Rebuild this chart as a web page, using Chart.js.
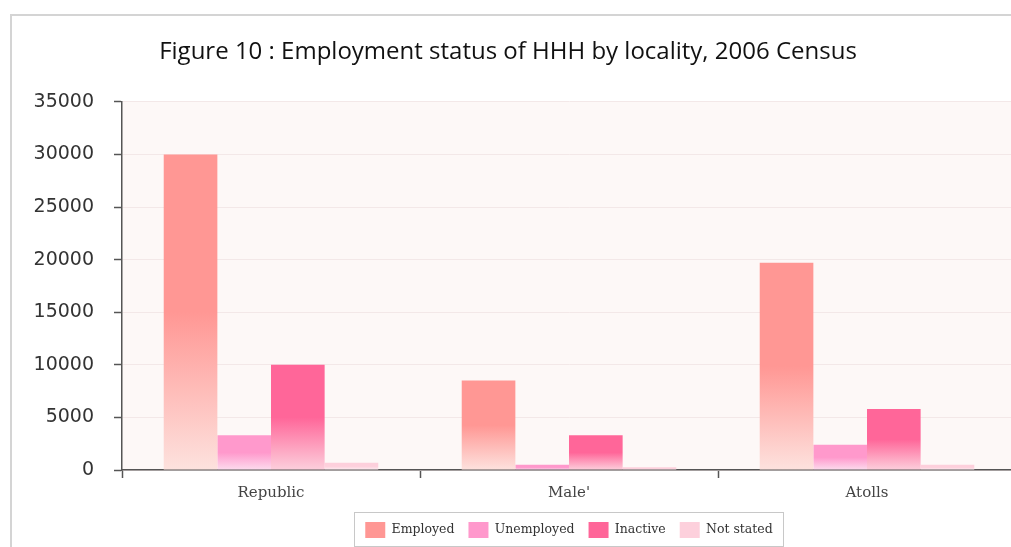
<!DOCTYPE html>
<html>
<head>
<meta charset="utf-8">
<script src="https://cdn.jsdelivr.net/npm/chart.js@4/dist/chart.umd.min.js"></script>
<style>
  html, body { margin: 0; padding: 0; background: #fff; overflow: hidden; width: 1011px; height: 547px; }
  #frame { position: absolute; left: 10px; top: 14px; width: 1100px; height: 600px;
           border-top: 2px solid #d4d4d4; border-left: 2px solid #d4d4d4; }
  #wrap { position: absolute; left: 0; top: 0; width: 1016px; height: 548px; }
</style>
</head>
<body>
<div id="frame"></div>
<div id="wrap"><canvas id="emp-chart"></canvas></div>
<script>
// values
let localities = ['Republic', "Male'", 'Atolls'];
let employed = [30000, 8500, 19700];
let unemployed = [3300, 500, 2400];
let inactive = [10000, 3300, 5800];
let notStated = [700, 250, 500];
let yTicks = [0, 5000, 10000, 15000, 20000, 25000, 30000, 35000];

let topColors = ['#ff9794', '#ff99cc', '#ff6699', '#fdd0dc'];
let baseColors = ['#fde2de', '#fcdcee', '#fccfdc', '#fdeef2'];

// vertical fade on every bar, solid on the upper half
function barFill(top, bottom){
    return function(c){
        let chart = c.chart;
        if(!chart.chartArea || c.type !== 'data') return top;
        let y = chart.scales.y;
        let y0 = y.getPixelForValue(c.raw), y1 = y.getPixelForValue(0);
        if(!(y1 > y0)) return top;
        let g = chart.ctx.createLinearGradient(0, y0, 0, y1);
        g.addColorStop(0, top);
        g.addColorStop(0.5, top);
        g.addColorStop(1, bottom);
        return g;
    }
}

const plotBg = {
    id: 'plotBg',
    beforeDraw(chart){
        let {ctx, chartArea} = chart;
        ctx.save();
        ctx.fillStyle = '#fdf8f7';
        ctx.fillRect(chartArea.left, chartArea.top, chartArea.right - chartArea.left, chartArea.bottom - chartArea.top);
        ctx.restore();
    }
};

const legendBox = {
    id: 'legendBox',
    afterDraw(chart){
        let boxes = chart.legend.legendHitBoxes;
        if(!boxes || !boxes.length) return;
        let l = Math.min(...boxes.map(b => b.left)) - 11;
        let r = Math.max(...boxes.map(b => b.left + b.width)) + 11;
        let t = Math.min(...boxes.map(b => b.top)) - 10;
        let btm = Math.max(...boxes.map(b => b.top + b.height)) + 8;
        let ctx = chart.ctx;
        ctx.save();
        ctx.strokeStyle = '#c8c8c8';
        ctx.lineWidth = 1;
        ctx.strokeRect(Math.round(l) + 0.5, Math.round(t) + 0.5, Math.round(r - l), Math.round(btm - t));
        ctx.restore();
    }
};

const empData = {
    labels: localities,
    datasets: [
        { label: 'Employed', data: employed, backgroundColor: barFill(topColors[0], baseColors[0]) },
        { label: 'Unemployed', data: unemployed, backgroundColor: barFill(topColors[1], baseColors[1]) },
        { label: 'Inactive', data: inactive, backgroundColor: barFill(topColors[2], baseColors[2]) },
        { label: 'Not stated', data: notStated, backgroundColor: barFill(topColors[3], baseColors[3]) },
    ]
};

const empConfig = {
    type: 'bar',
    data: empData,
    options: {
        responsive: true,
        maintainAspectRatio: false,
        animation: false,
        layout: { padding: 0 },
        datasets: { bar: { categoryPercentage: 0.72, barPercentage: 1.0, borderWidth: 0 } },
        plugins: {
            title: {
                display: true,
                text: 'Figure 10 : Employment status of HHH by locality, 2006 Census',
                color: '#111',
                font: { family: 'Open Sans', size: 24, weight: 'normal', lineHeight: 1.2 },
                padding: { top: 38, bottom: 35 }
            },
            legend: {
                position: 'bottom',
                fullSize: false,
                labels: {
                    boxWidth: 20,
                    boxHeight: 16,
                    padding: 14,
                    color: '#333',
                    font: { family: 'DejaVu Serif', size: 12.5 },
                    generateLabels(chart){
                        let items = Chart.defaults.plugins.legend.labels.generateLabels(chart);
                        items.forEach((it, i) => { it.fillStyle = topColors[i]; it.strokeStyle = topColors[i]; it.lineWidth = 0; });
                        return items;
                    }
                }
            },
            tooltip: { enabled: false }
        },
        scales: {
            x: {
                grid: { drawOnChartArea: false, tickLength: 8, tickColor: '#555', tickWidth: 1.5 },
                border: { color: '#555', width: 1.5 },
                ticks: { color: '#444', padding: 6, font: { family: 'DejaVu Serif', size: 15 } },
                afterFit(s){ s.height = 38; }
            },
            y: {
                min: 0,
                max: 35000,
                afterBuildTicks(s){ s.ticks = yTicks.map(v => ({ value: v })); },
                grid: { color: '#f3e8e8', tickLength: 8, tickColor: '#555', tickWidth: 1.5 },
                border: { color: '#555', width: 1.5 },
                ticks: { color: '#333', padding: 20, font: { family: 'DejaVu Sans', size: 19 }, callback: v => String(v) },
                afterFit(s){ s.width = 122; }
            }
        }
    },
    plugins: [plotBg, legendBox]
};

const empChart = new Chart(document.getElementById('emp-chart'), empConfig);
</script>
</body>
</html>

○ ○ ○ ○

## DIRECTIONS
Repeat the listing above from its first line through the line that contains "25000, 30000, 35000];", both included, and nothing more. Drop the pictures.

## OUTPUT OF THE TASK
Rebuild this chart as a web page, using Chart.js.
<!DOCTYPE html>
<html>
<head>
<meta charset="utf-8">
<script src="https://cdn.jsdelivr.net/npm/chart.js@4/dist/chart.umd.min.js"></script>
<style>
  html, body { margin: 0; padding: 0; background: #fff; overflow: hidden; width: 1011px; height: 547px; }
  #frame { position: absolute; left: 10px; top: 14px; width: 1100px; height: 600px;
           border-top: 2px solid #d4d4d4; border-left: 2px solid #d4d4d4; }
  #wrap { position: absolute; left: 0; top: 0; width: 1016px; height: 548px; }
</style>
</head>
<body>
<div id="frame"></div>
<div id="wrap"><canvas id="emp-chart"></canvas></div>
<script>
// values
let localities = ['Republic', "Male'", 'Atolls'];
let employed = [30000, 8500, 19700];
let unemployed = [3300, 500, 2400];
let inactive = [10000, 3300, 5800];
let notStated = [700, 250, 500];
let yTicks = [0, 5000, 10000, 15000, 20000, 25000, 30000, 35000];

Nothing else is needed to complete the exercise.